Minimization of data principle in practice also means that review of personal data stored within a company will need reviewing on a regular basis to ensure only what is needed is being kept.
Software solution implications
Software solutions will need for sure to factor in design paradigms. Here the GDPR introduces two terms: privacy by design and privacy by default. Turning it into practice will require architects to think about appropriate security measures to take care of privacy while designing any solution from now onwards. In addition, privacy options will need to be turned on by default from the very start of a user’s interaction with the system.
Functionality-wise, administrators will for sure need the capability to remove a user upon his/her request. What to do with the associated data is not that clear, though. Option of exporting user’s data “in a structured, commonly used and machine-readable format” is also something that needs thinking through. Apart from these, surely all consents need auditing to assure that each one describes a single processing purpose and is as clear as possible.
How to start?
Even though the GDPR was passed as a unified regulation, not requiring EU member states to adjust it in any way, each country can have its own unique flavours including more specific rules. This is why we always recommend turning to your lawyer first to clearly list obligations needed to be fulfilled.
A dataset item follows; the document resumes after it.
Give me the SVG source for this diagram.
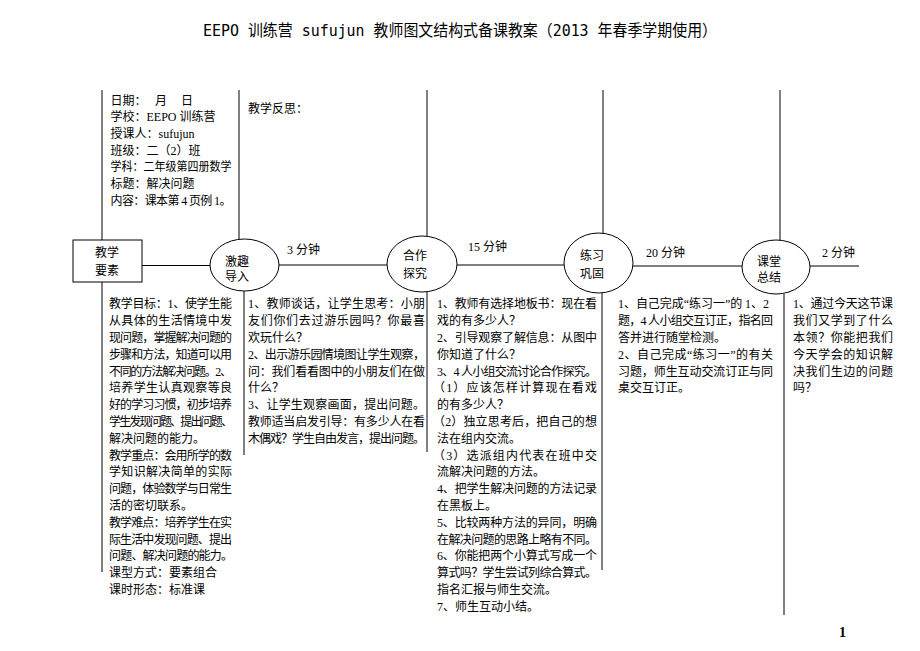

In parallel, setting up a cross-functional team, with one person overall accountable, seems to be the best way to go, due to the distribution of personal data within most companies. The team should then identify the personal data processed to define realistic goals and their milestones. One of those should be applying and interpreting the GDPR in the context of the organization. With certain aspects not defined explicitly in the GDPR (e.g. data portability), it will be required to agree on how to handle those. Next steps are likely to include resolving identified gaps, revising privacy policies and creating organizational setup and governance to remain compliant in the long-term.